** Brief **
Among the entries below, extract exactly the lines that run from the one with "Rebuild this chart" through the one with "const xTicks = [0, 50, 100, 150, 200];", both ends included.
— START Extracted data —
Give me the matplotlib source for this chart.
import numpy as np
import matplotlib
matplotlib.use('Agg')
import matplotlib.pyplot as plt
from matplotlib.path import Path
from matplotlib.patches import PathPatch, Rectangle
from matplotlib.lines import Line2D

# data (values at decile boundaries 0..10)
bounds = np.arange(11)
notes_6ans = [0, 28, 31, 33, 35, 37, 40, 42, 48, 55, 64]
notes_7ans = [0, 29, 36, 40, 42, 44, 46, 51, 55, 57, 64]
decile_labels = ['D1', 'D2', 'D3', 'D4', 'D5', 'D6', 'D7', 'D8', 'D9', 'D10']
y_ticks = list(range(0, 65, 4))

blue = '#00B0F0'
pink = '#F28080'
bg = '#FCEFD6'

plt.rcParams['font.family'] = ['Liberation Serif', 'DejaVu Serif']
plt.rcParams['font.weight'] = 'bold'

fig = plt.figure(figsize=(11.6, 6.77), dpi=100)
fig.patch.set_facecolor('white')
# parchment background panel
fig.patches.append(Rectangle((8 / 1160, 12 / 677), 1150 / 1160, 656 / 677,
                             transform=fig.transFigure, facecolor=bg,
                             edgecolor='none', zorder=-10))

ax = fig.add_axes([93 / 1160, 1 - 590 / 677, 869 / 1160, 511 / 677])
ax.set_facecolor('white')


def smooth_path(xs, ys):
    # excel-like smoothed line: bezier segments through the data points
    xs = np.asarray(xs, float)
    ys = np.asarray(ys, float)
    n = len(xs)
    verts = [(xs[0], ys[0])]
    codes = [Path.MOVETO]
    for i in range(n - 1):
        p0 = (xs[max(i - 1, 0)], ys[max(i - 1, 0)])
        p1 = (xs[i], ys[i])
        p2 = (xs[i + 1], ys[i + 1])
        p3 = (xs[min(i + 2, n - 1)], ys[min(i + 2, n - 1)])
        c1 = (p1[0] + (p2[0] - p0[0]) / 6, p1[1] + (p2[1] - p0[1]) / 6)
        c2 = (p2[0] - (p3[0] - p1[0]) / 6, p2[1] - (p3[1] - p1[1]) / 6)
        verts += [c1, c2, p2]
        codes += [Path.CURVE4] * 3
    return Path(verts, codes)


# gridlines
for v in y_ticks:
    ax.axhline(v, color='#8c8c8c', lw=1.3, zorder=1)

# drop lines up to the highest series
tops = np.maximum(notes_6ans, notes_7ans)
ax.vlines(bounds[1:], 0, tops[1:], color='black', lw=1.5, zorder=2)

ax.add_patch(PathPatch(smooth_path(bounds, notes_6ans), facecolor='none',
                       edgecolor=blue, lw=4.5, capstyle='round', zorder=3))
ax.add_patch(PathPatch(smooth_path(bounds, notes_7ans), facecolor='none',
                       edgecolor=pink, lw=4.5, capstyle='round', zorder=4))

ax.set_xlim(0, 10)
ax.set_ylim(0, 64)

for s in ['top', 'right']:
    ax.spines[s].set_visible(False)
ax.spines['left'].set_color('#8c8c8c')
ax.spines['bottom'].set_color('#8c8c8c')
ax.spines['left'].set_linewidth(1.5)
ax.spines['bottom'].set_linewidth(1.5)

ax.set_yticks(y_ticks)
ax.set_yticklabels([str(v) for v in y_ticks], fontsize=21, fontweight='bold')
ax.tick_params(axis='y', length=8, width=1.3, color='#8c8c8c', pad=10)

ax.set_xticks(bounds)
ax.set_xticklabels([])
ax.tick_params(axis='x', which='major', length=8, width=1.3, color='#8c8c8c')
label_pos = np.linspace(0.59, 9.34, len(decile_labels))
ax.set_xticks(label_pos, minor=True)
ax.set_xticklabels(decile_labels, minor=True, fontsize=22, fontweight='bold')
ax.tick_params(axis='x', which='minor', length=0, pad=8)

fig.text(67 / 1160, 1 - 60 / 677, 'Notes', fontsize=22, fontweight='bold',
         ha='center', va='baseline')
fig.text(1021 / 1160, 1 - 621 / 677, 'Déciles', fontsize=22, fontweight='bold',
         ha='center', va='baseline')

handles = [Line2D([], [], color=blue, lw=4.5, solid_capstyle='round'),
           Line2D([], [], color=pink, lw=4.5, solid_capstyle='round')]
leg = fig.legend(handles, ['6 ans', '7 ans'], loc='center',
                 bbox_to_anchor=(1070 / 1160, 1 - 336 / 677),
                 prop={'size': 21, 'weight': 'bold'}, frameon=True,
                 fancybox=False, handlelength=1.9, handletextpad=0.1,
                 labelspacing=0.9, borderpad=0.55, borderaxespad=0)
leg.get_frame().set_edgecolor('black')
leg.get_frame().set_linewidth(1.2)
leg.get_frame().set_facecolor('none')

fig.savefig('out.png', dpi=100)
— END Extracted data —
— START Extracted data —
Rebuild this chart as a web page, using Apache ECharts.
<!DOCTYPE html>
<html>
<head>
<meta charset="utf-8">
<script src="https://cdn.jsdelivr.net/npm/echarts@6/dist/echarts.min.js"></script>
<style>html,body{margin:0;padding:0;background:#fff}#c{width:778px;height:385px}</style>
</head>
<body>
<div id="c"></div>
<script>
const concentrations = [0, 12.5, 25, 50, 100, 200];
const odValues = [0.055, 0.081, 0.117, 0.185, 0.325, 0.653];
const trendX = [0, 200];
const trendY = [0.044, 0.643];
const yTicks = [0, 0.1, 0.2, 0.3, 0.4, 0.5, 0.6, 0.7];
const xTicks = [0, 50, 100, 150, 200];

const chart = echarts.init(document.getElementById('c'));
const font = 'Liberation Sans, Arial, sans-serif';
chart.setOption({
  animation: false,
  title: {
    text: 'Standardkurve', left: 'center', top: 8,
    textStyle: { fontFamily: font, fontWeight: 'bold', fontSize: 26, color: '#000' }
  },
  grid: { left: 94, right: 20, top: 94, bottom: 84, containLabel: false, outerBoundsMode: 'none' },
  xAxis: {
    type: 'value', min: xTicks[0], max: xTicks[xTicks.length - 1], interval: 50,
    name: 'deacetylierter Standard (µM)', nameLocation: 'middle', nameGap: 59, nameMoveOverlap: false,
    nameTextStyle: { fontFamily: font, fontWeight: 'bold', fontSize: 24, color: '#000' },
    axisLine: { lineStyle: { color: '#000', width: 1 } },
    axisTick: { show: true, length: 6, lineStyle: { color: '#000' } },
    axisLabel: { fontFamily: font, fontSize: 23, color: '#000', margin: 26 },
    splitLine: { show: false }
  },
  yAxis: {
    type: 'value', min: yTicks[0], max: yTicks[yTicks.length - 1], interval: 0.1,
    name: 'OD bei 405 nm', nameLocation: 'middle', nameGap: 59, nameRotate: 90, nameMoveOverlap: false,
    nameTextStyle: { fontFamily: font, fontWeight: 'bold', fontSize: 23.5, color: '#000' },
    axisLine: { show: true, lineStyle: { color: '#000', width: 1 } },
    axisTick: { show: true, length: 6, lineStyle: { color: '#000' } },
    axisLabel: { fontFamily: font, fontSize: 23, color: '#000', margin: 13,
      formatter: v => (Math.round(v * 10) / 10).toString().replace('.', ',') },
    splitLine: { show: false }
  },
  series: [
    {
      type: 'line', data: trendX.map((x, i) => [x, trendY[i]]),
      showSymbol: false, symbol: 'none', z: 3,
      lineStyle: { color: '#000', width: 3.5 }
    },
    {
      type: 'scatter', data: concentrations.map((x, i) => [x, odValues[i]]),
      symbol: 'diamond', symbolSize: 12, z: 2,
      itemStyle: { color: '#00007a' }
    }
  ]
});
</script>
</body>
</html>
— END Extracted data —
** Reply **
Rebuild this chart as a web page, using Apache ECharts.
<!DOCTYPE html>
<html>
<head>
<meta charset="utf-8">
<script src="https://cdn.jsdelivr.net/npm/echarts@6/dist/echarts.min.js"></script>
<style>html,body{margin:0;padding:0;background:#fff}#c{width:778px;height:385px}</style>
</head>
<body>
<div id="c"></div>
<script>
const concentrations = [0, 12.5, 25, 50, 100, 200];
const odValues = [0.055, 0.081, 0.117, 0.185, 0.325, 0.653];
const trendX = [0, 200];
const trendY = [0.044, 0.643];
const yTicks = [0, 0.1, 0.2, 0.3, 0.4, 0.5, 0.6, 0.7];
const xTicks = [0, 50, 100, 150, 200];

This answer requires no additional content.